I don't mean to imply that it is a bad book; quite the contrary. It is very well written and obviously well researched. I was surprised in reading the book on my Kindle to find that I completed the main narrative at 60% of the book; the other 40% was made up of notes which served as the author's bibliography. All the references were well-documented.

The narrative brings together the latest information and research regarding climate change, its effects on our planet, and likely outcomes if we continue on our current path or if we actually acknowledge the problem and make an effort to counteract it. It was information that I was familiar with from doing my weekly review of environmental news for my blog, The Nature of Things (https://birdwoman-thenatureofthings.blogspot.com/), but it was more than a little daunting to see it all collected and connected in one tome.

David Wallace-Wells has done a large service to the cause of educating the public - at least those who read books - by collating this information and presenting it in a readable, understandable form. The popularity of the book is well-deserved and I hope it continues to receive the attention of a wide audience. Unfortunately, I fear many of the people who need to receive its message will never bother.

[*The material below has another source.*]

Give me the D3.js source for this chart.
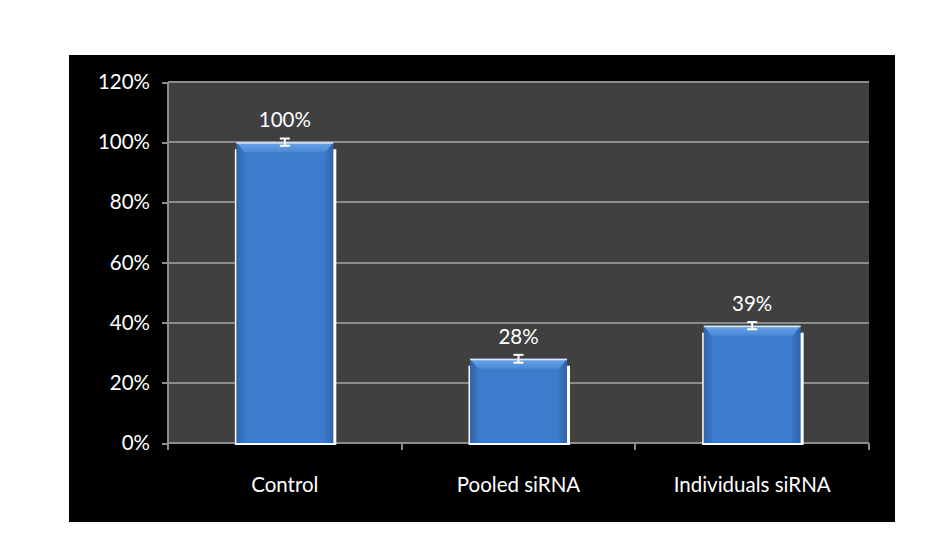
<!DOCTYPE html>
<html lang="en">
<head>
<meta charset="utf-8">
<title>siRNA knockdown</title>
<script src="https://cdn.jsdelivr.net/npm/d3@7"></script>
<style>
    body {margin: 0; background: white;}
    svg {display: block;}
    .axis text {font-family: Lato, "Open Sans", sans-serif; font-size: 20.5px; fill: white;}
    .axis path, .axis line {stroke: #8c8c8c; stroke-width: 2; shape-rendering: crispEdges;}
</style>
</head>
<body>
<script>
// chart data
var categories = ["Control", "Pooled siRNA", "Individuals siRNA"];
var values = [100, 28, 39];
var errors = [1.2, 1.3, 1.2];
var yTicks = [0, 20, 40, 60, 80, 100, 120];

var w = 943, h = 533;
var frame = {x: 69, y: 55, w: 826, h: 467};
var plot = {left: 168, right: 869, top: 82, bottom: 443};

var svg = d3.select("body").append("svg")
    .attr("width", w)
    .attr("height", h);

// gradients for the bars
var defs = svg.append("defs");
var grad = defs.append("linearGradient").attr("id", "barFill")
    .attr("x1", 0).attr("y1", 0).attr("x2", 1).attr("y2", 0);
grad.append("stop").attr("offset", "0%").attr("stop-color", "#2f63a8");
grad.append("stop").attr("offset", "10%").attr("stop-color", "#3d7bcc");
grad.append("stop").attr("offset", "90%").attr("stop-color", "#3d7bcc");
grad.append("stop").attr("offset", "100%").attr("stop-color", "#2f63a8");

var topGrad = defs.append("linearGradient").attr("id", "topFill")
    .attr("x1", 0).attr("y1", 0).attr("x2", 0).attr("y2", 1);
topGrad.append("stop").attr("offset", "0%").attr("stop-color", "#6aa6ea");
topGrad.append("stop").attr("offset", "100%").attr("stop-color", "#4a88d6");

// black frame
svg.append("rect")
    .attr("x", frame.x).attr("y", frame.y)
    .attr("width", frame.w).attr("height", frame.h)
    .attr("fill", "black");

// plot area
svg.append("rect")
    .attr("x", plot.left).attr("y", plot.top)
    .attr("width", plot.right - plot.left).attr("height", plot.bottom - plot.top)
    .attr("fill", "#404040");

// scales
var xScale = d3.scaleBand()
    .domain(categories)
    .range([plot.left, plot.right])
    .paddingInner(0)
    .paddingOuter(0);

var yScale = d3.scaleLinear()
    .domain([0, 120])
    .range([plot.bottom, plot.top]);

// gridlines
svg.append("g").selectAll("line")
    .data(yTicks.slice(1))
    .enter().append("line")
    .attr("x1", plot.left).attr("x2", plot.right)
    .attr("y1", function(d) { return yScale(d); })
    .attr("y2", function(d) { return yScale(d); })
    .attr("stroke", "#8c8c8c")
    .attr("stroke-width", 2)
    .attr("shape-rendering", "crispEdges");

// y axis
var yAxis = d3.axisLeft(yScale)
    .tickValues(yTicks)
    .tickFormat(function(d) { return d + "%"; })
    .tickSize(6)
    .tickPadding(12);

svg.append("g")
    .attr("class", "axis")
    .attr("transform", "translate(" + plot.left + ",0)")
    .call(yAxis)
    .call(function(g) { g.select(".domain").attr("d", "M0," + plot.top + "V" + plot.bottom); });

// x axis with ticks at category boundaries
var xAxisG = svg.append("g")
    .attr("class", "axis")
    .attr("transform", "translate(0," + plot.bottom + ")");

xAxisG.append("line")
    .attr("x1", plot.left).attr("x2", plot.right)
    .attr("y1", 0).attr("y2", 0);

var boundaries = categories.map(function(c) { return xScale(c); }).concat([plot.right]);
xAxisG.selectAll(".bt")
    .data(boundaries)
    .enter().append("line")
    .attr("class", "bt")
    .attr("x1", function(d) { return d; }).attr("x2", function(d) { return d; })
    .attr("y1", 0).attr("y2", 7);

xAxisG.selectAll(".cl")
    .data(categories)
    .enter().append("text")
    .attr("class", "cl")
    .attr("x", function(d) { return xScale(d) + xScale.bandwidth() / 2; })
    .attr("y", 49)
    .attr("text-anchor", "middle")
    .text(function(d) { return d; });

// bars
var barW = xScale.bandwidth() * 0.415;
var bars = svg.append("g").selectAll("g")
    .data(values)
    .enter().append("g")
    .attr("transform", function(d, i) {
        return "translate(" + (xScale(categories[i]) + xScale.bandwidth() / 2 - barW / 2) + ",0)";
    });

// white shadow edge
bars.append("rect")
    .attr("x", -1.5)
    .attr("y", function(d) { return yScale(d) + 7; })
    .attr("width", barW + 4.5)
    .attr("height", function(d) { return plot.bottom - yScale(d) - 5; })
    .attr("fill", "white");

bars.append("rect")
    .attr("x", 0)
    .attr("y", function(d) { return yScale(d); })
    .attr("width", barW)
    .attr("height", function(d) { return plot.bottom - yScale(d); })
    .attr("fill", "url(#barFill)");

// bevelled top
bars.append("path")
    .attr("d", function(d) {
        var t = yScale(d);
        return "M0," + t + "H" + barW + "L" + (barW - 8) + "," + (t + 10) + "H8Z";
    })
    .attr("fill", "url(#topFill)");

bars.append("rect")
    .attr("x", 0)
    .attr("y", function(d) { return yScale(d); })
    .attr("width", barW)
    .attr("height", 1.5)
    .attr("fill", "#dbe9fb");

// error bars
var errG = bars.append("g")
    .attr("stroke", "white")
    .attr("stroke-width", 2);
errG.append("line")
    .attr("x1", barW / 2).attr("x2", barW / 2)
    .attr("y1", function(d, i) { return yScale(d + errors[i]); })
    .attr("y2", function(d, i) { return yScale(d - errors[i]); });
errG.append("line")
    .attr("x1", barW / 2 - 5).attr("x2", barW / 2 + 5)
    .attr("y1", function(d, i) { return yScale(d + errors[i]); })
    .attr("y2", function(d, i) { return yScale(d + errors[i]); });
errG.append("line")
    .attr("x1", barW / 2 - 5).attr("x2", barW / 2 + 5)
    .attr("y1", function(d, i) { return yScale(d - errors[i]); })
    .attr("y2", function(d, i) { return yScale(d - errors[i]); });

// value labels
bars.append("text")
    .attr("x", barW / 2)
    .attr("y", function(d) { return yScale(d) - 15; })
    .attr("text-anchor", "middle")
    .attr("fill", "white")
    .style("font-family", "Lato, 'Open Sans', sans-serif")
    .style("font-size", "20.5px")
    .text(function(d) { return d + "%"; });
</script>
</body>
</html>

They appear to disdain the whole idea of books.

My dude needs to number his references and place citations in the text.

My dude lays out a cogent argument for how we're on a course toward massive suffering and lack the technology, political will, and geopolitical structures to actually make a limping attempt at curbing the climate crisis, then shits on you for not believing that some magical unprecedented reversal in the human condition will make this planet livable.

My dude says empathy and learning how to define "we" is key, but all of the stories are about Americans, and people of color are just numbers.